▶ _WHAT THE TASK ASKS_: Skipping all pictures, set down the lines of the listing from the first through the one with "const sbpNoteValues = [144.3,118.9,107.0];".
'''
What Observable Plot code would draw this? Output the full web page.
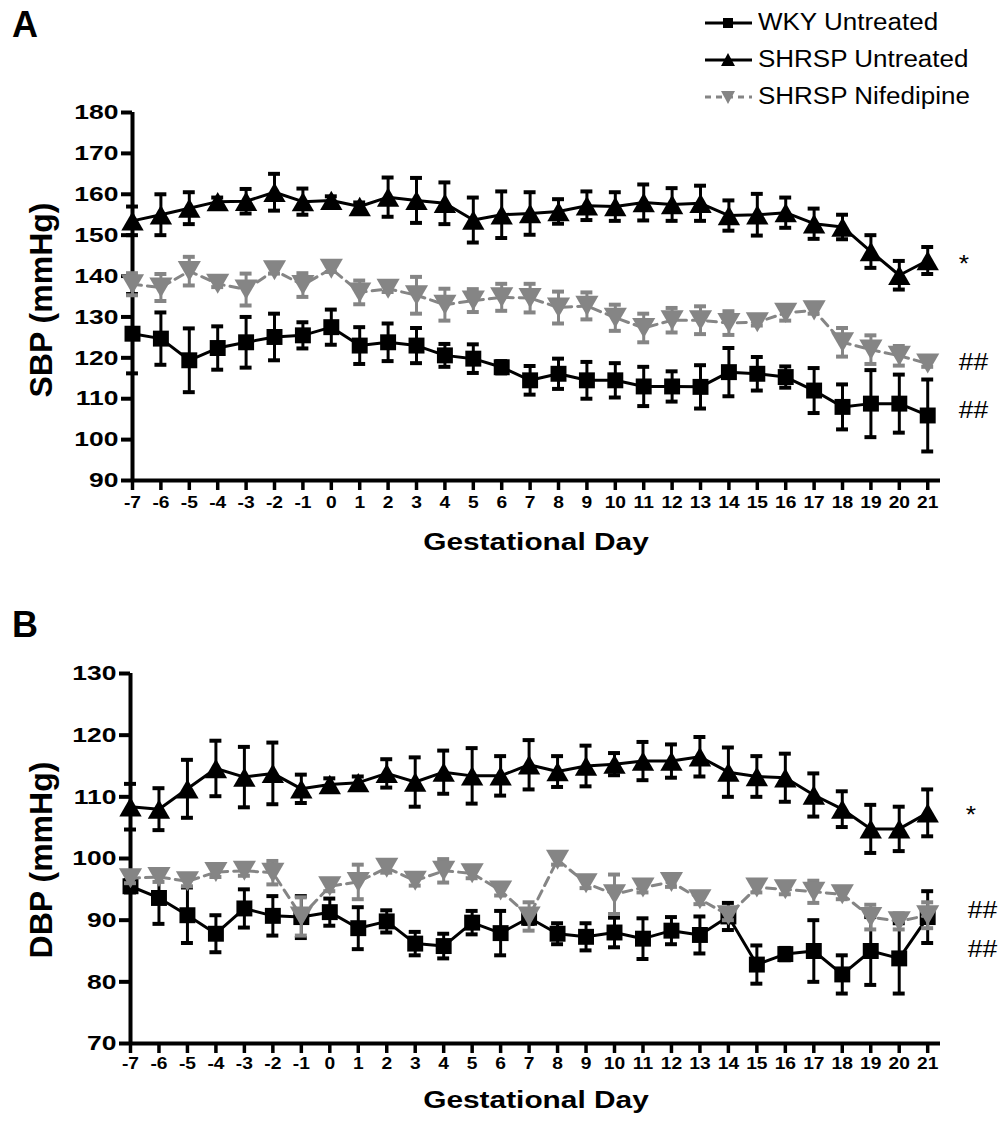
<!DOCTYPE html>
<html><head><meta charset="utf-8">
<script src="https://cdn.jsdelivr.net/npm/d3@7"></script>
<script src="https://cdn.jsdelivr.net/npm/@observablehq/plot@0.6"></script>
<style>
body{margin:0;background:#fff;}
#wrap{position:relative;width:998px;height:1127px;font-family:"Liberation Sans",Arial,sans-serif;overflow:hidden;background:#fff;}
.abs{position:absolute;white-space:nowrap;color:#000;line-height:1;}
.c{transform:translate(-50%,-50%) scaleX(1.27);}
.L{transform:translate(-50%,-50%);}
.r{transform:translate(-50%,-50%) rotate(-90deg);}
.b{font-weight:bold;}
.lg{transform-origin:0 50%;transform:scaleX(1.13);}
svg.plot{position:absolute;left:0;}
</style></head><body><div id="wrap"></div><script>
// ---------- data ----------
const days = [-7,-6,-5,-4,-3,-2,-1,0,1,2,3,4,5,6,7,8,9,10,11,12,13,14,15,16,17,18,19,20,21];
const seriesNames = ["WKY Untreated","SHRSP Untreated","SHRSP Nifedipine"];

// Panel A: systolic blood pressure (mmHg), mean and SEM
const sbpWKY    = [125.9,124.7,119.4,122.4,123.8,125.1,125.5,127.5,123.0,123.8,123.0,120.6,119.8,117.7,114.5,116.1,114.5,114.5,113.0,113.0,112.9,116.5,116.1,115.3,112.0,108.0,108.8,108.8,105.9];
const sbpWKYsem = [9.7,6.4,7.8,5.3,6.2,5.7,3.2,4.3,4.5,4.6,4.3,2.8,3.5,1.5,3.5,3.7,4.5,4.2,4.8,3.7,5.3,5.9,4.1,2.6,5.5,5.5,8.2,7.1,8.8];
const sbpSHR    = [153.5,155.0,156.6,158.2,158.3,160.5,158.2,158.5,157.0,159.3,158.5,157.8,153.7,155.0,155.3,155.8,157.2,157.0,158.0,157.5,157.8,154.8,155.0,155.5,152.8,152.0,146.0,140.2,143.8];
const sbpSHRsem = [3.5,5.0,3.9,1.0,3.0,4.5,3.2,1.0,1.0,4.8,5.5,5.1,5.5,5.7,5.2,3.0,3.5,3.5,4.4,4.0,4.3,3.7,5.1,3.7,3.7,3.0,4.0,3.5,3.3];
const sbpNIF    = [138.0,137.2,141.2,138.1,136.7,141.4,137.8,141.8,136.0,136.9,135.3,133.0,134.0,134.8,134.6,132.3,132.7,129.8,127.3,129.2,129.2,128.5,128.7,131.0,131.6,123.8,122.0,120.5,118.6];
const sbpNIFsem = [2.7,3.3,3.5,0.8,3.9,0.8,2.9,0.8,2.9,0.8,4.5,3.9,2.8,3.3,3.5,3.9,3.3,3.2,3.5,3.0,3.4,2.9,0.8,1.9,0.8,3.5,3.5,2.4,0.8];
const sbpTicks  = [90,100,110,120,130,140,150,160,170,180];
const sbpNoteLabels = ["*","##","##"];
const sbpNoteValues = [144.3,118.9,107.0];

// Panel B: diastolic blood pressure (mmHg), mean and SEM
const dbpWKY    = [95.5,93.6,90.8,87.8,91.9,90.7,90.5,91.3,88.7,89.8,86.2,85.8,89.6,87.9,90.4,87.8,87.3,88.0,87.0,88.3,87.6,90.6,82.8,84.5,85.0,81.2,85.0,83.8,90.5];
const dbpWKYsem = [1.0,4.2,4.5,3.0,3.1,3.2,3.4,2.2,3.4,1.8,1.9,2.0,1.9,3.6,1.0,1.7,2.2,2.4,3.3,2.2,3.0,2.2,3.1,1.0,5.0,3.1,5.5,5.7,4.2];
const dbpSHR    = [108.4,108.0,111.3,114.6,113.2,113.8,111.3,112.0,112.3,113.8,112.4,114.0,113.4,113.4,115.2,114.1,115.0,115.3,115.8,115.8,116.5,114.0,113.3,113.1,110.3,108.0,104.8,104.8,107.4];
const dbpSHRsem = [3.7,3.4,4.7,4.5,4.9,5.0,2.3,1.0,1.0,2.3,4.0,3.5,4.5,3.2,4.0,2.5,3.3,1.8,3.1,2.7,3.2,4.0,3.3,3.9,3.5,2.9,3.9,3.6,3.8];
const dbpNIF    = [96.8,97.0,96.3,97.8,98.0,97.7,90.6,95.5,96.2,98.5,96.4,98.0,97.6,94.8,90.6,99.8,96.0,94.2,95.3,96.2,93.4,90.8,95.3,95.0,94.6,94.2,90.5,89.8,90.8];
const dbpNIFsem = [0.8,0.8,0.8,0.8,0.8,1.9,3.1,0.8,2.8,0.8,0.8,1.9,0.8,0.8,2.3,0.8,0.8,3.2,0.8,0.8,0.8,0.8,0.8,0.8,1.8,0.8,2.0,1.3,2.1];
const dbpTicks  = [70,80,90,100,110,120,130];
const dbpNoteLabels = ["*","##","##"];
const dbpNoteValues = [107.9,91.5,85.2];

// ---------- drawing ----------
const FONT = '"Liberation Sans", Arial, sans-serif';
const GRAY = "#858585";
const triUp = {draw(ctx, size){const y=Math.sqrt(size/(Math.sqrt(3)*3)),x=Math.sqrt(3)*y;ctx.moveTo(0,-1.5*y);ctx.lineTo(x,1.5*y);ctx.lineTo(-x,1.5*y);ctx.closePath();}};
const triDown = {draw(ctx, size){const y=Math.sqrt(size/(Math.sqrt(3)*3)),x=Math.sqrt(3)*y;ctx.moveTo(0,1.5*y);ctx.lineTo(x,-1.5*y);ctx.lineTo(-x,-1.5*y);ctx.closePath();}};

function rows(mean, sem){ return days.map((d,i)=>({day:d, v:mean[i], lo:mean[i]-sem[i], hi:mean[i]+sem[i]})); }

function seriesMarks(data, color, symbol, r, dash){
  const cap = 0.21;
  return [
    Plot.line(data, {x:"day", y:"v", stroke:color, strokeWidth:3, strokeDasharray:dash}),
    Plot.ruleX(data, {x:"day", y1:"lo", y2:"hi", stroke:color, strokeWidth:3}),
    Plot.ruleY(data, {y:"hi", x1:d=>d.day-cap, x2:d=>d.day+cap, stroke:color, strokeWidth:4}),
    Plot.ruleY(data, {y:"lo", x1:d=>d.day-cap, x2:d=>d.day+cap, stroke:color, strokeWidth:4}),
    Plot.dot(data, {x:"day", y:"v", symbol, r, fill:color, stroke:"none"})
  ];
}

function stretch(svg, selector, s){
  svg.querySelectorAll(selector).forEach(el=>{
    const t = el.getAttribute("transform");
    if (t) el.setAttribute("transform", t + ` scale(${s},1)`);
    else {
      const x = +el.getAttribute("x") || 0, y = +el.getAttribute("y") || 0;
      el.removeAttribute("x"); el.removeAttribute("y");
      el.setAttribute("transform", `translate(${x},${y}) scale(${s},1)`);
    }
  });
}

function panel(o){
  const notes = o.noteLabels.map((t,i)=>({t, y:o.noteValues[i]}));
  const svg = Plot.plot({
    width: 998, height: o.height,
    marginTop: o.mTop, marginBottom: o.mBottom, marginLeft: o.mLeft, marginRight: 58,
    style: {fontFamily: FONT, background: "transparent", overflow: "visible", color: "#000"},
    x: {domain: [-7, 21.45], axis: null},
    y: {domain: o.yDomain, axis: null},
    marks: [
      Plot.axisY({ticks: o.ticks, tickSize: 11, tickPadding: 3, fontSize: 21, fontWeight: "bold", strokeWidth: 4, label: null, tickFormat: d=>String(d)}),
      Plot.axisX({ticks: days, tickSize: 10, tickPadding: o.xPad, fontSize: 16, fontWeight: "bold", strokeWidth: 3.5, label: null, tickFormat: d=>String(d)}),
      Plot.ruleX([-7], {strokeWidth: 4, stroke: "#000"}),
      Plot.ruleY([o.yDomain[0]], {strokeWidth: 4, stroke: "#000"}),
      ...seriesMarks(rows(o.wky, o.wkySem), "#000", "square", 9, null),
      ...seriesMarks(rows(o.shr, o.shrSem), "#000", triUp, 8.3, null),
      ...seriesMarks(rows(o.nif, o.nifSem), GRAY, triDown, 8.6, "9,6"),
      Plot.text(notes.filter(d=>d.t==="*"), {x: ()=>21, y:"y", text:"t", textAnchor:"start", dx: o.starDx, dy: 6, fontSize: 23, fill:"#000"}),
      Plot.text(notes.filter(d=>d.t!=="*"), {x: ()=>21, y:"y", text:"t", textAnchor:"start", dx: o.hashDx, fontSize: 23, fill:"#000"})
    ]
  });
  svg.classList.add("plot");
  svg.style.top = o.top + "px";
  stretch(svg, 'g[aria-label="y-axis tick label"] text', 1.26);
  stretch(svg, 'g[aria-label="x-axis tick label"] text', 1.2);
  stretch(svg, 'g[aria-label="text"] text', 1.15);
  return svg;
}

const wrap = document.getElementById("wrap");
wrap.appendChild(panel({top:0, height:560, mTop:112, mBottom:80, mLeft:132, yDomain:[90,180], ticks:sbpTicks, xPad:6,
  wky:sbpWKY, wkySem:sbpWKYsem, shr:sbpSHR, shrSem:sbpSHRsem, nif:sbpNIF, nifSem:sbpNIFsem,
  noteLabels:sbpNoteLabels, noteValues:sbpNoteValues, starDx:31, hashDx:31}));
wrap.appendChild(panel({top:560, height:567, mTop:113, mBottom:84, mLeft:130, yDomain:[70,130], ticks:dbpTicks, xPad:4,
  wky:dbpWKY, wkySem:dbpWKYsem, shr:dbpSHR, shrSem:dbpSHRsem, nif:dbpNIF, nifSem:dbpNIFsem,
  noteLabels:dbpNoteLabels, noteValues:dbpNoteValues, starDx:38, hashDx:40}));

// ---------- text & legend ----------
function addText(txt, x, y, cls, size){
  const d = document.createElement("div");
  d.className = "abs " + cls; d.textContent = txt;
  d.style.left = x + "px"; d.style.top = y + "px"; d.style.fontSize = size + "px";
  wrap.appendChild(d);
  return d;
}
addText("A", 25, 25, "L b", 36);
addText("B", 25, 625, "L b", 36);
addText("SBP (mmHg)", 41, 300, "r b", 32);
addText("DBP (mmHg)", 41, 860, "r b", 32);
addText("Gestational Day", 536, 543, "c b", 23.5);
addText("Gestational Day", 536, 1101, "c b", 23.5);

const legendSymbols = [
  '<rect x="23" y="-5" width="10" height="10" fill="#000"/>',
  '<path d="M28,-7 L35,6 L21,6 Z" fill="#000"/>',
  '<path d="M28,7 L35,-6 L21,-6 Z" fill="'+GRAY+'"/>'
];
const legendStroke = ["#000","#000",GRAY];
const legendDash = ["","","6,5"];
seriesNames.forEach((name,i)=>{
  const y = 23 + i*37;
  const s = document.createElementNS("http://www.w3.org/2000/svg","svg");
  s.setAttribute("width",56); s.setAttribute("height",20);
  s.setAttribute("viewBox","0 -10 56 20");
  s.style.position="absolute"; s.style.left="700px"; s.style.top=(y-10)+"px";
  s.innerHTML = '<line x1="5" x2="52" y1="0" y2="0" stroke="'+legendStroke[i]+'" stroke-width="3" stroke-dasharray="'+legendDash[i]+'"/>' + legendSymbols[i];
  wrap.appendChild(s);
  const d = document.createElement("div");
  d.className = "abs lg"; d.textContent = name;
  d.style.left = "758px"; d.style.top = (y-12)+"px"; d.style.fontSize = "23px";
  wrap.appendChild(d);
});
</script></body></html>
'''
▶ _RESULT FOR THIS EXERCISE_:
What Observable Plot code would draw this? Output the full web page.
<!DOCTYPE html>
<html><head><meta charset="utf-8">
<script src="https://cdn.jsdelivr.net/npm/d3@7"></script>
<script src="https://cdn.jsdelivr.net/npm/@observablehq/plot@0.6"></script>
<style>
body{margin:0;background:#fff;}
#wrap{position:relative;width:998px;height:1127px;font-family:"Liberation Sans",Arial,sans-serif;overflow:hidden;background:#fff;}
.abs{position:absolute;white-space:nowrap;color:#000;line-height:1;}
.c{transform:translate(-50%,-50%) scaleX(1.27);}
.L{transform:translate(-50%,-50%);}
.r{transform:translate(-50%,-50%) rotate(-90deg);}
.b{font-weight:bold;}
.lg{transform-origin:0 50%;transform:scaleX(1.13);}
svg.plot{position:absolute;left:0;}
</style></head><body><div id="wrap"></div><script>
// ---------- data ----------
const days = [-7,-6,-5,-4,-3,-2,-1,0,1,2,3,4,5,6,7,8,9,10,11,12,13,14,15,16,17,18,19,20,21];
const seriesNames = ["WKY Untreated","SHRSP Untreated","SHRSP Nifedipine"];

// Panel A: systolic blood pressure (mmHg), mean and SEM
const sbpWKY    = [125.9,124.7,119.4,122.4,123.8,125.1,125.5,127.5,123.0,123.8,123.0,120.6,119.8,117.7,114.5,116.1,114.5,114.5,113.0,113.0,112.9,116.5,116.1,115.3,112.0,108.0,108.8,108.8,105.9];
const sbpWKYsem = [9.7,6.4,7.8,5.3,6.2,5.7,3.2,4.3,4.5,4.6,4.3,2.8,3.5,1.5,3.5,3.7,4.5,4.2,4.8,3.7,5.3,5.9,4.1,2.6,5.5,5.5,8.2,7.1,8.8];
const sbpSHR    = [153.5,155.0,156.6,158.2,158.3,160.5,158.2,158.5,157.0,159.3,158.5,157.8,153.7,155.0,155.3,155.8,157.2,157.0,158.0,157.5,157.8,154.8,155.0,155.5,152.8,152.0,146.0,140.2,143.8];
const sbpSHRsem = [3.5,5.0,3.9,1.0,3.0,4.5,3.2,1.0,1.0,4.8,5.5,5.1,5.5,5.7,5.2,3.0,3.5,3.5,4.4,4.0,4.3,3.7,5.1,3.7,3.7,3.0,4.0,3.5,3.3];
const sbpNIF    = [138.0,137.2,141.2,138.1,136.7,141.4,137.8,141.8,136.0,136.9,135.3,133.0,134.0,134.8,134.6,132.3,132.7,129.8,127.3,129.2,129.2,128.5,128.7,131.0,131.6,123.8,122.0,120.5,118.6];
const sbpNIFsem = [2.7,3.3,3.5,0.8,3.9,0.8,2.9,0.8,2.9,0.8,4.5,3.9,2.8,3.3,3.5,3.9,3.3,3.2,3.5,3.0,3.4,2.9,0.8,1.9,0.8,3.5,3.5,2.4,0.8];
const sbpTicks  = [90,100,110,120,130,140,150,160,170,180];
const sbpNoteLabels = ["*","##","##"];
const sbpNoteValues = [144.3,118.9,107.0];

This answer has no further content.